Once we have presented syn-co-pa, we will read this slide on rhythm syllables:

In 5th grade, once we have presented low ti and are practicing this element we will sing this mystery song and then play the game:

Here are some other activity ideas:

Sitting circle on the floor
body percussion:
pat pat clap clap snap snap snap snap (repeat)
pat pat clap clap pat pat head head
pat pat clap clap snap snap snap snap

When students are proficient with the body percussion, have them perform the pattern using rhythm sticks. The pattern is:

Floor, floor, cross, cross, out, out , out, out (repeat)
Floor, floor, cross, cross, floor, floor, up, up
Floor, floor, cross, cross, out, out, out, out

Cross = tap sticks together
Out = tap your sticks with your neighbors sticks to your right and left at the same time.
Up = pulse sticks holding them straight up for 4 beats.

When your students are proficient at doing this, have them practice flipping their sticks in 2 beats. Say, “flip, catch”. This movement replaces the “up” done on the first tuki-tuki.

Have students sit in 2 concentric circles so they face a partner. Instead of “flip, catch”, change it to “toss, catch” and they toss their sticks and catch their partners sticks.
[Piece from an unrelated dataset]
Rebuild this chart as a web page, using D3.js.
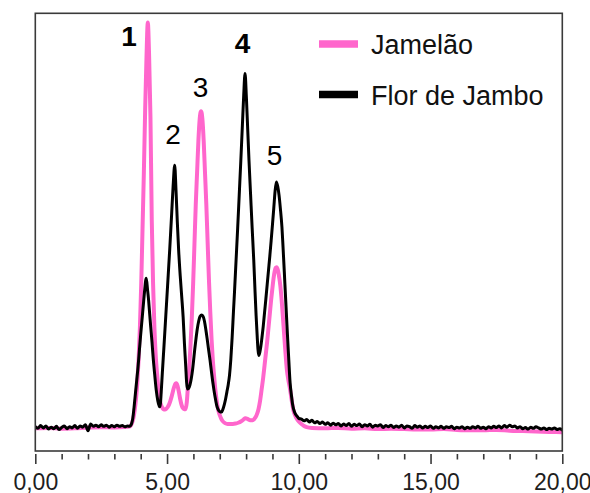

  1. I think you might reconsider using this song with your students once you read a little about its history and translation:

  2. Thanks for the link! I have seen the history before but I'll be honest, I don't share that with them. I usually just tell them that many people say this song is from Hawaii (which is what the girl scout source says) but it's actually a song of the Maori people.
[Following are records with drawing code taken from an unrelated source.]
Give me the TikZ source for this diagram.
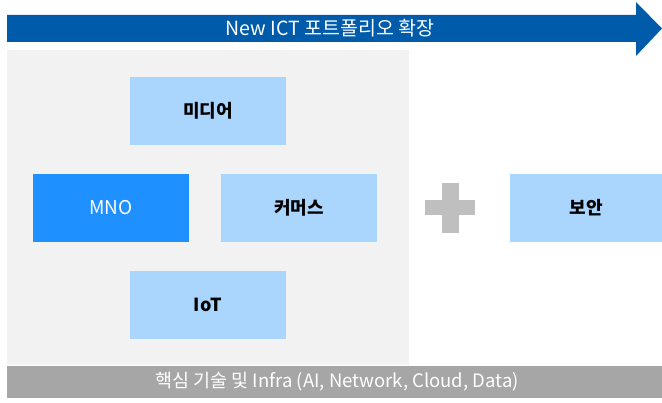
\documentclass[tikz,border=0pt]{standalone}
\usepackage{fontspec}
\setmainfont{Noto Sans CJK KR}
\newfontfamily\kr{Noto Sans CJK KR}
\definecolor{arrowblue}{RGB}{0,91,170}
\definecolor{mnoblue}{RGB}{30,144,255}
\definecolor{lightblue}{RGB}{170,213,252}
\definecolor{panelgray}{RGB}{242,242,242}
\definecolor{bargray}{RGB}{166,166,166}
\definecolor{plusgray}{RGB}{191,191,191}
\begin{document}
\begin{tikzpicture}[x=1pt,y=-1pt,
  biz/.style={fill=lightblue, draw=none, minimum width=156pt, minimum height=68pt,
    inner sep=0pt, font=\kr\fontsize{18}{21}\selectfont\bfseries, text=black},
  core/.style={biz, fill=mnoblue, text=white, font=\kr\fontsize{19}{22}\selectfont}]
\useasboundingbox (0,0) rectangle (662,403);
\fill[white] (0,0) rectangle (662,403);

% portfolio expansion arrow
\fill[arrowblue] (7,15) -- (636,15) -- (636,2) -- (662,28.5) -- (636,56) -- (636,42) -- (7,42) -- cycle;
\node[text=white, font=\kr\fontsize{19.5}{22}\selectfont] (title) at (330,28.5) {New ICT 포트폴리오 확장};

% business area panel
\fill[panelgray] (7,50) rectangle (409,365);

\node[biz] (media) at (208,111) {미디어};
\node[core] (mno) at (111,208) {MNO};
\node[biz] (commerce) at (299,208) {커머스};
\node[biz] (iot) at (208,305) {IoT};

% plus sign
\fill[plusgray] (425,200) rectangle (475,215);
\fill[plusgray] (442,183) rectangle (459,233);

\node[biz, minimum width=152pt] (security) at (586,208) {보안};

% infrastructure bar
\fill[bargray] (7,366) rectangle (662,398);
\node[text=white, font=\kr\fontsize{18.5}{21}\selectfont] (infra) at (337,382) {핵심 기술 및 Infra (AI, Network, Cloud, Data)};
\end{tikzpicture}
\end{document}
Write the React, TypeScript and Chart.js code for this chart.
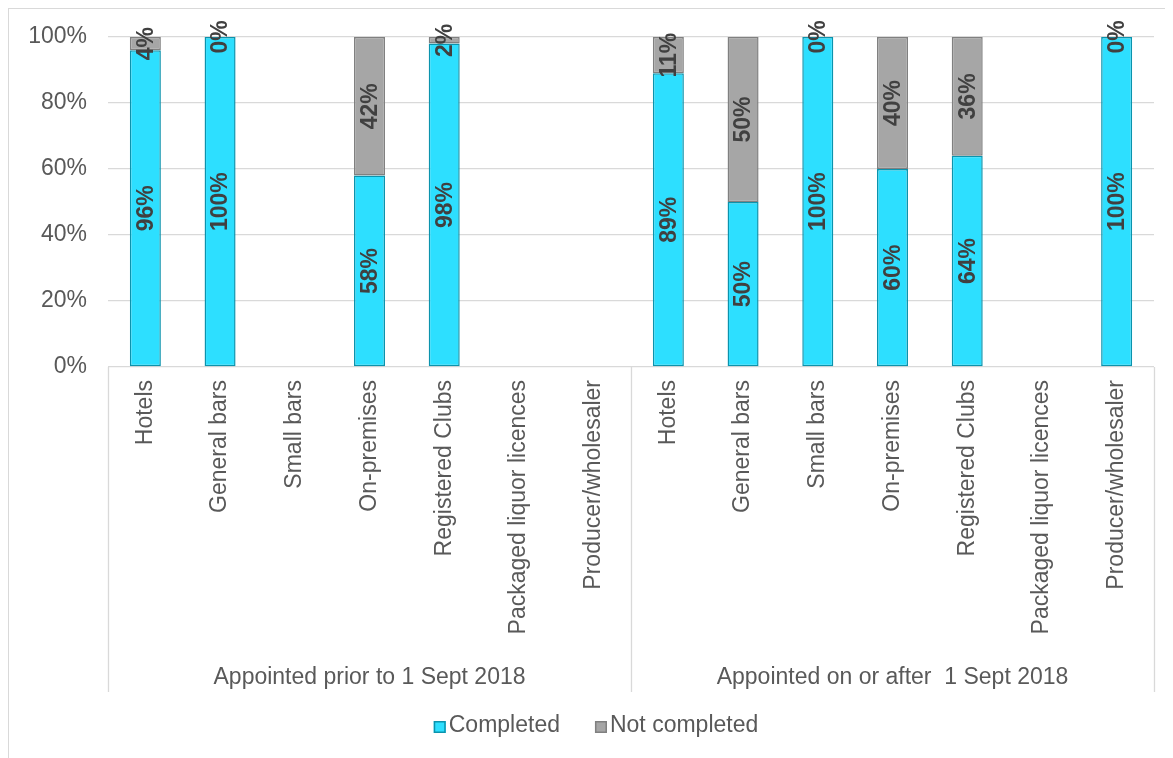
import React, { useEffect, useRef } from "react";
import { Chart, registerables } from "chart.js";

Chart.register(...registerables);

const categories = [
  "Hotels",
  "General bars",
  "Small bars",
  "On-premises",
  "Registered Clubs",
  "Packaged liquor licences",
  "Producer/wholesaler",
];
const groups = ["Appointed prior to 1 Sept 2018", "Appointed on or after  1 Sept 2018"];
const completedPrior = [96, 100, null, 58, 98, null, null];
const notCompletedPrior = [4, 0, null, 42, 2, null, null];
const completedAfter = [89, 50, 100, 60, 64, null, 100];
const notCompletedAfter = [11, 50, 0, 40, 36, null, 0];
const seriesNames = ["Completed", "Not completed"];
const yMin = 0;
const yMax = 100;
const yStep = 20;

const FONT = "'Liberation Sans', Arial, sans-serif";
const TEXT = "#595959";
const LINE = "#d9d9d9";
const CYAN = "#2ddfff";
const CYAN_B = "#0b93ad";
const GREY = "#a6a6a6";
const GREY_B = "#808080";

const groupPlugin = {
  id: "groupPlugin",
  afterDraw(chart: any) {
    const ctx = chart.ctx;
    const x = chart.scales.x;
    const area = chart.chartArea;
    const n = categories.length;
    const mid = (x.getPixelForValue(n - 1) + x.getPixelForValue(n)) / 2;
    const bottom = area.bottom + 325;
    ctx.save();
    ctx.strokeStyle = LINE;
    ctx.lineWidth = 1.3;
    [area.left, mid, area.right].forEach((px) => {
      ctx.beginPath();
      ctx.moveTo(Math.round(px) + 0.5, area.bottom);
      ctx.lineTo(Math.round(px) + 0.5, bottom);
      ctx.stroke();
    });
    ctx.fillStyle = TEXT;
    ctx.font = `23px ${FONT}`;
    ctx.textAlign = "center";
    ctx.textBaseline = "middle";
    const ly = area.bottom + 311;
    ctx.fillText(groups[0], (area.left + mid) / 2, ly);
    ctx.fillText(groups[1], (mid + area.right) / 2, ly);

    // legend
    const box = 12;
    const gapText = 3;
    const gapItems = 35;
    const w0 = ctx.measureText(seriesNames[0]).width;
    const w1 = ctx.measureText(seriesNames[1]).width;
    const total = box + gapText + w0 + gapItems + box + gapText + w1;
    let lx = chart.width / 2 + 5 - total / 2;
    const legY = bottom + 35;
    const items = [
      { name: seriesNames[0], fill: CYAN, stroke: CYAN_B, w: w0 },
      { name: seriesNames[1], fill: GREY, stroke: GREY_B, w: w1 },
    ];
    items.forEach((it) => {
      ctx.fillStyle = it.fill;
      ctx.fillRect(lx, legY - box / 2, box, box);
      ctx.strokeStyle = it.stroke;
      ctx.lineWidth = 1.5;
      ctx.strokeRect(lx + 0.75, legY - box / 2 + 0.75, box - 1.5, box - 1.5);
      ctx.fillStyle = TEXT;
      ctx.textAlign = "left";
      ctx.fillText(it.name, lx + box + gapText, legY - 1);
      lx += box + gapText + it.w + gapItems;
    });
    ctx.restore();
  },
};

const labelPlugin = {
  id: "labelPlugin",
  afterDatasetsDraw(chart: any) {
    const ctx = chart.ctx;
    ctx.save();
    ctx.font = `bold 23px ${FONT}`;
    ctx.fillStyle = "#404040";
    ctx.textAlign = "center";
    ctx.textBaseline = "middle";
    chart.data.datasets.forEach((ds: any, di: number) => {
      const meta = chart.getDatasetMeta(di);
      meta.data.forEach((bar: any, i: number) => {
        const v = ds.data[i];
        if (v === null || v === undefined) return;
        const cy = (bar.y + bar.base) / 2;
        ctx.save();
        ctx.translate(bar.x, cy);
        ctx.rotate(-Math.PI / 2);
        ctx.fillText(`${v}%`, 0, 1);
        ctx.restore();
      });
    });
    ctx.restore();
  },
};

export default function App() {
  const ref = useRef<HTMLCanvasElement>(null);
  useEffect(() => {
    if (!ref.current) return;
    const chart = new Chart(ref.current, {
      type: "bar",
      data: {
        labels: [...categories, ...categories],
        datasets: [
          {
            label: seriesNames[0],
            data: [...completedPrior, ...completedAfter],
            backgroundColor: CYAN,
            borderColor: CYAN_B,
            borderWidth: 1.5,
            borderSkipped: false,
            categoryPercentage: 1,
            barPercentage: 0.415,
          },
          {
            label: seriesNames[1],
            data: [...notCompletedPrior, ...notCompletedAfter],
            backgroundColor: GREY,
            borderColor: GREY_B,
            borderWidth: 1.5,
            borderSkipped: false,
            categoryPercentage: 1,
            barPercentage: 0.415,
          },
        ],
      },
      options: {
        responsive: false,
        animation: false,
        layout: { padding: { left: 0, right: 19, top: 28, bottom: 66 } },
        plugins: { legend: { display: false }, tooltip: { enabled: false } },
        scales: {
          x: {
            stacked: true,
            grid: { display: false },
            border: { display: false },
            ticks: {
              autoSkip: false,
              minRotation: 90,
              maxRotation: 90,
              padding: 5,
              color: TEXT,
              font: { family: FONT, size: 23 },
            },
            afterFit: (s: any) => {
              s.height = 325;
            },
          },
          y: {
            stacked: true,
            min: yMin,
            max: yMax,
            grid: { color: LINE, lineWidth: 1.3, drawTicks: false },
            border: { display: false },
            ticks: {
              stepSize: yStep,
              padding: 21,
              color: TEXT,
              font: { family: FONT, size: 23 },
              callback: (v: any) => `${v}%`,
            },
            afterFit: (s: any) => {
              s.width = 99;
              s.paddingTop = 0;
              s.paddingBottom = 0;
            },
          },
        },
      },
      plugins: [labelPlugin, groupPlugin],
    });
    return () => chart.destroy();
  }, []);
  return (
    <div
      style={{
        width: 1165,
        height: 750,
        boxSizing: "border-box",
        borderTop: `1px solid ${LINE}`,
        borderLeft: `1px solid ${LINE}`,
        background: "#fff",
        overflow: "hidden",
      }}
    >
      <canvas ref={ref} width={1164} height={749} style={{ display: "block" }} />
    </div>
  );
}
    I love the history behind folk songs but as educators we have to decide if a song's history is appropriate or not for children. Take for instance "Lucy Locket." Teachers everywhere use this song with their students but you would never tell them it's about two prostitutes. Another example is "Ring Around the Rosie." That one is about the Black Plague but it's not a history that we share with children. (at least 1-6 year olds). However, that being said, it is important that we are educated about a song's history and that's why the link you shared is really important. It allows us to decide if we personally want to make the decision to use add that piece to our repetoire. My mom LOVES teaching "Weldon" but my friend Tanya doesn't like to teach it because of it's history.

    A really fun read on folk songs is "The Singing Game" by Iona and Peter Opie, you should read it if you get a chance. Thanks again for sharing the link, I appreciate it!

  3. I love this song. I can't believe that this one was a stereotypical nursery/folk song, stemming from mature origins. I thought, "It's Maorian, so maybe they'll be more modest." Nope. Not at all.